Dan Harris, an audit principal and sustainability assurance leader at BDO USA, and sustainability services market leader Srinand Yalamanchili said that, on the assurance side, a combination of assurance experience and a technical understanding of the area being assured (e.g., Greenhouse Gas Protocol for climate) is a must. On the advisory side, technical skills are also important, where an understanding of how sustainability levers intersect with a company's operations is highly dependent on its industry.

(Read more: "Accountants and ESG: The next frontier.")

Both assurance and advisory emphasize the importance of combining technical skills, industry knowledge, and excellent client service skills, especially since the space is new and rapidly changing.

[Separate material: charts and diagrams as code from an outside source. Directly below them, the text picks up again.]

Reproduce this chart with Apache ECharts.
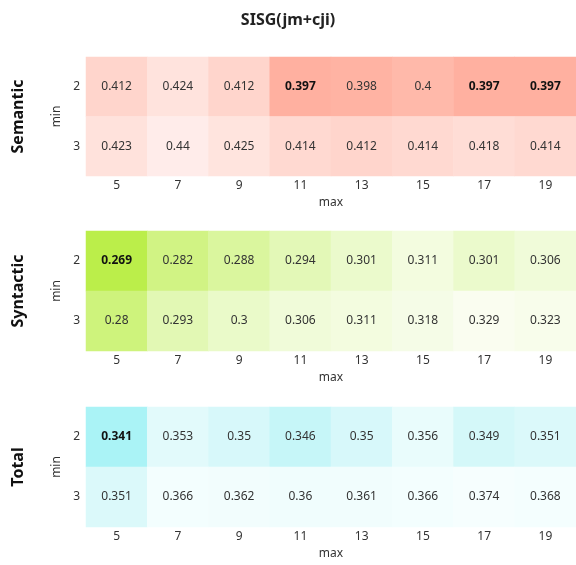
<!DOCTYPE html>
<html>
<head>
<meta charset="utf-8">
<script src="https://cdn.jsdelivr.net/npm/echarts@6/dist/echarts.min.js"></script>
<style>html,body{margin:0;padding:0;background:#fff}#c{width:576px;height:565px}</style>
</head>
<body>
<div id="c"></div>
<script>
const maxCats = ['5','7','9','11','13','15','17','19'];
const minCats = ['2','3'];
const panelNames = ['Semantic','Syntactic','Total'];
const semantic2 = [0.412,0.424,0.412,0.397,0.398,0.4,0.397,0.397];
const semantic3 = [0.423,0.44,0.425,0.414,0.412,0.414,0.418,0.414];
const syntactic2 = [0.269,0.282,0.288,0.294,0.301,0.311,0.301,0.306];
const syntactic3 = [0.28,0.293,0.3,0.306,0.311,0.318,0.329,0.323];
const total2 = [0.341,0.353,0.35,0.346,0.35,0.356,0.349,0.351];
const total3 = [0.351,0.366,0.362,0.36,0.361,0.366,0.374,0.368];

const panels = [[semantic2, semantic3],[syntactic2, syntactic3],[total2, total3]];
const palettes = [
  ['#ffb0a0','#ffc9bc','#ffd9d1','#ffe2dc','#ffe8e4','#ffecea'],
  ['#bbee4a','#d0f380','#e2f8b4','#f0fbd8','#f5fce6','#fafdf0'],
  ['#aaf3f6','#cff7f9','#e6fbfb','#f1fdfd','#f4fefe','#f6fefe']
];
const tops = [57, 231, 407];
const heights = [119, 120, 120];

const font = '"Noto Sans", "Open Sans", sans-serif';
const grids = [], xAxes = [], yAxes = [], series = [], visualMaps = [], graphics = [];
panels.forEach((rows, p) => {
  grids.push({left: 86, top: tops[p], width: 494, height: heights[p]});
  xAxes.push({type:'category', gridIndex:p, data:maxCats, name:'max', nameLocation:'middle', nameGap:21,
    nameTextStyle:{fontSize:12, color:'#333', fontFamily:font},
    axisLine:{show:false}, axisTick:{show:false}, splitLine:{show:false},
    axisLabel:{fontSize:12, color:'#333', margin:4, fontFamily:font}});
  yAxes.push({type:'category', gridIndex:p, data:minCats, inverse:true, name:'min', nameLocation:'middle', nameGap:23,
    nameRotate:90, nameTextStyle:{fontSize:12, color:'#333', fontFamily:font},
    axisLine:{show:false}, axisTick:{show:false}, splitLine:{show:false},
    axisLabel:{fontSize:12, color:'#333', margin:6, fontFamily:font}});
  const all = rows[0].concat(rows[1]);
  const mn = Math.min(...all), mx = Math.max(...all);
  const data = [];
  rows.forEach((r, yi) => r.forEach((v, xi) => {
    const item = {value:[xi, yi, v]};
    if (v === mn) item.label = {fontWeight:'bold', color:'#111'};
    data.push(item);
  }));
  visualMaps.push({type:'continuous', show:false, seriesIndex:p, dimension:2, min:mn, max:mx,
    inRange:{color:palettes[p]}});
  series.push({type:'heatmap', xAxisIndex:p, yAxisIndex:p, data:data,
    label:{show:true, fontSize:12, color:'#333', fontFamily:font, formatter: d => String(d.value[2])},
    emphasis:{disabled:true}, itemStyle:{borderWidth:0}});
  graphics.push({type:'text', x:18, y:tops[p] + heights[p]/2, rotation:Math.PI/2,
    style:{text:panelNames[p], font:'bold 16px ' + font, fill:'#111', textAlign:'center', textVerticalAlign:'middle'}});
});

const chart = echarts.init(document.getElementById('c'));
chart.setOption({
  animation:false,
  title:{text:'SISG(jm+cji)', left:'center', top:7, textStyle:{fontSize:16, fontWeight:'bold', color:'#222', fontFamily:font}},
  grid:grids, xAxis:xAxes, yAxis:yAxes, visualMap:visualMaps, series:series, graphic:graphics
});
</script>
</body>
</html>
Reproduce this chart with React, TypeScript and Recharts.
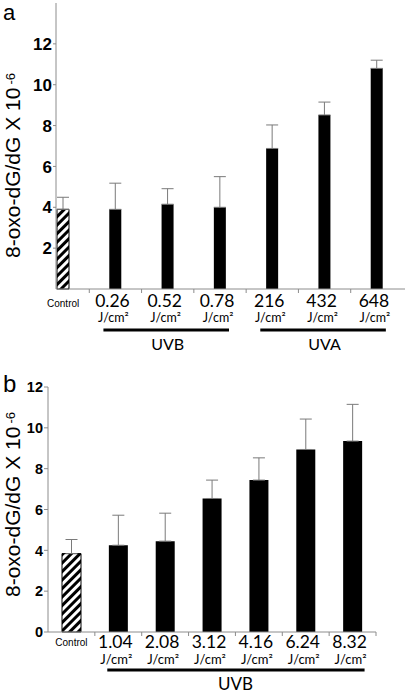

Professionals should have experience with financial audits and sustainability matters, and be adaptable and proactive when clients are preparing for the first time, Harris and Yalamanchili explained.

When asked about the investments that firms should consider to stay competitive, Harris and Yalamanchili outlined the following:

  • Partnerships: Identify gaps and look for mutually complementary services with other firms.
  • Training: Climate-related training should be a priority.
  • Technology: Partner with software providers in this active space. They noted that there are numerous carbon accounting platforms and sustainability accounting platforms available that can help streamline a company's ESG data management and reporting.